DATASET EXCERPT:

_ _ _ _

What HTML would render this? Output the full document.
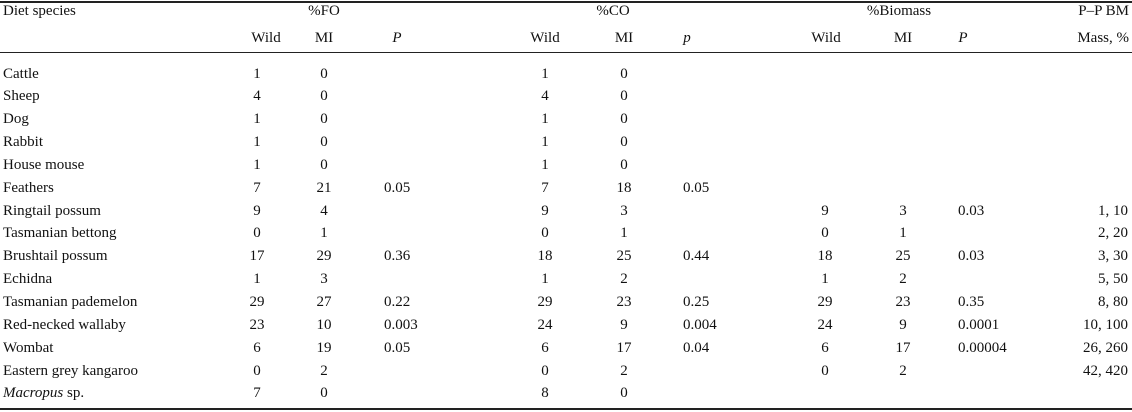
<!DOCTYPE html>
<html><head><meta charset="utf-8"><style>
body{margin:0;width:1132px;height:412px;background:#fff;position:relative;overflow:hidden;font-family:"Liberation Serif",serif;font-size:15px;color:#111}
.t{position:absolute;white-space:nowrap;line-height:18px}
.rule{position:absolute;left:0;width:1132px;background:#222}
</style></head><body>
<div class="rule" style="top:1px;height:2px"></div>
<div class="rule" style="top:52px;height:1px"></div>
<div class="rule" style="top:408px;height:2px"></div>
<div id="tbl"></div>
<script>
const species=["Cattle","Sheep","Dog","Rabbit","House mouse","Feathers","Ringtail possum","Tasmanian bettong","Brushtail possum","Echidna","Tasmanian pademelon","Red-necked wallaby","Wombat","Eastern grey kangaroo","Macropus sp."];
const foWild=["1","4","1","1","1","7","9","0","17","1","29","23","6","0","7"];
const foMI=["0","0","0","0","0","21","4","1","29","3","27","10","19","2","0"];
const foP=["","","","","","0.05","","","0.36","","0.22","0.003","0.05","",""];
const coWild=["1","4","1","1","1","7","9","0","18","1","29","24","6","0","8"];
const coMI=["0","0","0","0","0","18","3","1","25","2","23","9","17","2","0"];
const coP=["","","","","","0.05","","","0.44","","0.25","0.004","0.04","",""];
const bmWild=["","","","","","","9","0","18","1","29","24","6","0",""];
const bmMI=["","","","","","","3","1","25","2","23","9","17","2",""];
const bmP=["","","","","","","0.03","","0.03","","0.35","0.0001","0.00004","",""];
const ppbm=["","","","","","","1, 10","2, 20","3, 30","5, 50","8, 80","10, 100","26, 260","42, 420",""];
const root=document.getElementById('tbl');
function put(txt,x,y,align,name,italic){
  const d=document.createElement('div');d.className='t';
  if(txt==="Macropus sp."){d.innerHTML='<i>Macropus</i> sp.';}else d.textContent=txt;
  
  
  let tf='translateY(-50%)';
  if(align==='c'){d.style.left=x+'px';tf+=' translateX(-50%)';}
  else if(align==='r'){d.style.right=(1132-x)+'px';}
  else d.style.left=x+'px';
  d.style.top=y+'px';d.style.transform=tf;
  if(italic)d.style.fontStyle='italic';
  root.appendChild(d);
}
put("Diet species",3,11,'l','header-diet-species');
put("%FO",324,11,'c','header-fo');
put("%CO",613,11,'c','header-co');
put("%Biomass",899,11,'c','header-biomass');
put("P–P BM",1129,11,'r','header-ppbm');
put("Wild",266,38,'c','header-fo-wild');put("MI",324,38,'c','header-fo-mi');put("P",397,38,'c','header-fo-p',true);
put("Wild",545,38,'c','header-co-wild');put("MI",624,38,'c','header-co-mi');put("p",687,38,'c','header-co-p',true);
put("Wild",826,38,'c','header-bm-wild');put("MI",903,38,'c','header-bm-mi');put("P",963,38,'c','header-bm-p',true);
put("Mass, %",1129,38,'r','header-mass');
for(let i=0;i<species.length;i++){
  const y=73.5+i*22.85;
  put(species[i],3,y,'l','species-name',false);
  put(foWild[i],257,y,'c','fo-wild');put(foMI[i],324,y,'c','fo-mi');put(foP[i],384,y,'l','fo-p');
  put(coWild[i],545,y,'c','co-wild');put(coMI[i],624,y,'c','co-mi');put(coP[i],683,y,'l','co-p');
  put(bmWild[i],825,y,'c','bm-wild');put(bmMI[i],903,y,'c','bm-mi');put(bmP[i],958,y,'l','bm-p');
  put(ppbm[i],1128,y,'r','ppbm-mass');
}
</script>
</body></html>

_ _ _ _

STATED EXERCISE: Select all lines in the listing that include the word "document".

COMPLETED TASK:
What HTML would render this? Output the full document.
const root=document.getElementById('tbl');
  const d=document.createElement('div');d.className='t';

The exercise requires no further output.